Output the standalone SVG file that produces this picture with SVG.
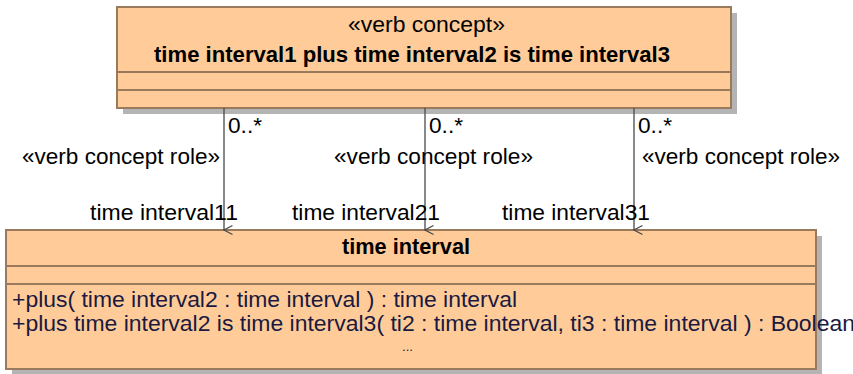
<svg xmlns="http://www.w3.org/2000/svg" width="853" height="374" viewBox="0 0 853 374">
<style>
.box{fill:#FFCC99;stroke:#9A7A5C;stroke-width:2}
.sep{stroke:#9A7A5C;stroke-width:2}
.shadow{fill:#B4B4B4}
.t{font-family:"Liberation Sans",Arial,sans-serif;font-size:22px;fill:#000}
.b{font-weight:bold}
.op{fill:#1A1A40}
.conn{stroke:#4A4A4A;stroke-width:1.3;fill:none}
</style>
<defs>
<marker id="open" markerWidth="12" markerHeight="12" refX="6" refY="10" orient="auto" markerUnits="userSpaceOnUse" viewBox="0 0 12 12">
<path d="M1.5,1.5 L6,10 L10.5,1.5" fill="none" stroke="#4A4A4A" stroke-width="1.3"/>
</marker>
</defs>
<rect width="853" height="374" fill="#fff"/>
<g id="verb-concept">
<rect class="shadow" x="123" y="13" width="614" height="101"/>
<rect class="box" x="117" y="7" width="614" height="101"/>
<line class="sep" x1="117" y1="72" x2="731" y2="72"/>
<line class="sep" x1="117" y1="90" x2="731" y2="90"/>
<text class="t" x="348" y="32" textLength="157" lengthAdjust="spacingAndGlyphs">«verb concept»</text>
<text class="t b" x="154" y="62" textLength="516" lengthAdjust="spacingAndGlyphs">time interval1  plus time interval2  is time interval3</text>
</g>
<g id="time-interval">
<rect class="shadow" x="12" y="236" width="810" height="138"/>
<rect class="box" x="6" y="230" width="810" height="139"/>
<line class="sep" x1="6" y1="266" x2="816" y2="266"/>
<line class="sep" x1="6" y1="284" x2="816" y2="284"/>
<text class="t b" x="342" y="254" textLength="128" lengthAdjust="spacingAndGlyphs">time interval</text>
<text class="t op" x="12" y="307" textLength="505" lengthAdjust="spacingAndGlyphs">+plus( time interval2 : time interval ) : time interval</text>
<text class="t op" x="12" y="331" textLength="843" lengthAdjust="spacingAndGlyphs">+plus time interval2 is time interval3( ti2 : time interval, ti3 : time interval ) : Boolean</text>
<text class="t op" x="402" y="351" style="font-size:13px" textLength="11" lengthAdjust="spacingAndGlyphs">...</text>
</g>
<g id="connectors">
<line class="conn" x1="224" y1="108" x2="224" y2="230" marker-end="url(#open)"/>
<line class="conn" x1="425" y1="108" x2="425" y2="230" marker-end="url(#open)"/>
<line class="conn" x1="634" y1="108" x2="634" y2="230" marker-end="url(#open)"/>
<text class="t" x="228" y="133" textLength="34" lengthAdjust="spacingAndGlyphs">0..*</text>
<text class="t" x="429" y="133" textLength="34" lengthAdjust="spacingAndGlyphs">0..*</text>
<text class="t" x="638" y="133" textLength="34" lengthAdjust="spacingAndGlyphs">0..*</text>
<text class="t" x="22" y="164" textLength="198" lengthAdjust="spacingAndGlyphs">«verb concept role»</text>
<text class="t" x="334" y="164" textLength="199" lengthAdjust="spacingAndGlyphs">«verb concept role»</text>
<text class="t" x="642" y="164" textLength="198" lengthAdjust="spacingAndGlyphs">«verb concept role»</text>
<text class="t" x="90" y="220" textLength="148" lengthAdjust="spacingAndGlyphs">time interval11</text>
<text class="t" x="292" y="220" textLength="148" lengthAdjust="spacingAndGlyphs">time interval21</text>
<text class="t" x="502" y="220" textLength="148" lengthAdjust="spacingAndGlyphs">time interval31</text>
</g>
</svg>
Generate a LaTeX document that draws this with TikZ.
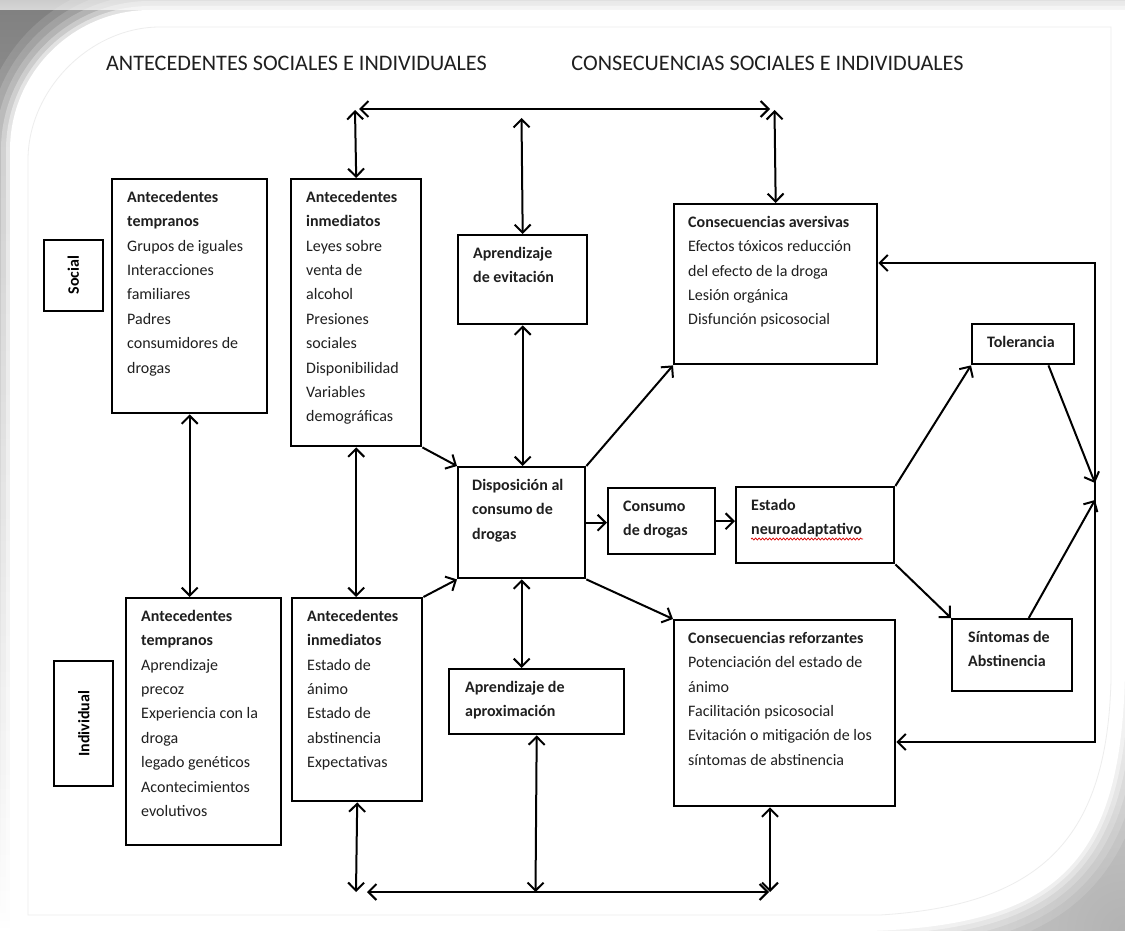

★ ★ ★ ★

| Written task |
Make an exact copy of every entry above, minus the images.

| Task answer |
Output the standalone SVG file that produces this picture with SVG.
<svg xmlns="http://www.w3.org/2000/svg" width="853" height="374" viewBox="0 0 853 374">
<style>
.box{fill:#FFCC99;stroke:#9A7A5C;stroke-width:2}
.sep{stroke:#9A7A5C;stroke-width:2}
.shadow{fill:#B4B4B4}
.t{font-family:"Liberation Sans",Arial,sans-serif;font-size:22px;fill:#000}
.b{font-weight:bold}
.op{fill:#1A1A40}
.conn{stroke:#4A4A4A;stroke-width:1.3;fill:none}
</style>
<defs>
<marker id="open" markerWidth="12" markerHeight="12" refX="6" refY="10" orient="auto" markerUnits="userSpaceOnUse" viewBox="0 0 12 12">
<path d="M1.5,1.5 L6,10 L10.5,1.5" fill="none" stroke="#4A4A4A" stroke-width="1.3"/>
</marker>
</defs>
<rect width="853" height="374" fill="#fff"/>
<g id="verb-concept">
<rect class="shadow" x="123" y="13" width="614" height="101"/>
<rect class="box" x="117" y="7" width="614" height="101"/>
<line class="sep" x1="117" y1="72" x2="731" y2="72"/>
<line class="sep" x1="117" y1="90" x2="731" y2="90"/>
<text class="t" x="348" y="32" textLength="157" lengthAdjust="spacingAndGlyphs">«verb concept»</text>
<text class="t b" x="154" y="62" textLength="516" lengthAdjust="spacingAndGlyphs">time interval1  plus time interval2  is time interval3</text>
</g>
<g id="time-interval">
<rect class="shadow" x="12" y="236" width="810" height="138"/>
<rect class="box" x="6" y="230" width="810" height="139"/>
<line class="sep" x1="6" y1="266" x2="816" y2="266"/>
<line class="sep" x1="6" y1="284" x2="816" y2="284"/>
<text class="t b" x="342" y="254" textLength="128" lengthAdjust="spacingAndGlyphs">time interval</text>
<text class="t op" x="12" y="307" textLength="505" lengthAdjust="spacingAndGlyphs">+plus( time interval2 : time interval ) : time interval</text>
<text class="t op" x="12" y="331" textLength="843" lengthAdjust="spacingAndGlyphs">+plus time interval2 is time interval3( ti2 : time interval, ti3 : time interval ) : Boolean</text>
<text class="t op" x="402" y="351" style="font-size:13px" textLength="11" lengthAdjust="spacingAndGlyphs">...</text>
</g>
<g id="connectors">
<line class="conn" x1="224" y1="108" x2="224" y2="230" marker-end="url(#open)"/>
<line class="conn" x1="425" y1="108" x2="425" y2="230" marker-end="url(#open)"/>
<line class="conn" x1="634" y1="108" x2="634" y2="230" marker-end="url(#open)"/>
<text class="t" x="228" y="133" textLength="34" lengthAdjust="spacingAndGlyphs">0..*</text>
<text class="t" x="429" y="133" textLength="34" lengthAdjust="spacingAndGlyphs">0..*</text>
<text class="t" x="638" y="133" textLength="34" lengthAdjust="spacingAndGlyphs">0..*</text>
<text class="t" x="22" y="164" textLength="198" lengthAdjust="spacingAndGlyphs">«verb concept role»</text>
<text class="t" x="334" y="164" textLength="199" lengthAdjust="spacingAndGlyphs">«verb concept role»</text>
<text class="t" x="642" y="164" textLength="198" lengthAdjust="spacingAndGlyphs">«verb concept role»</text>
<text class="t" x="90" y="220" textLength="148" lengthAdjust="spacingAndGlyphs">time interval11</text>
<text class="t" x="292" y="220" textLength="148" lengthAdjust="spacingAndGlyphs">time interval21</text>
<text class="t" x="502" y="220" textLength="148" lengthAdjust="spacingAndGlyphs">time interval31</text>
</g>
</svg>
Generate a LaTeX document that draws this with TikZ.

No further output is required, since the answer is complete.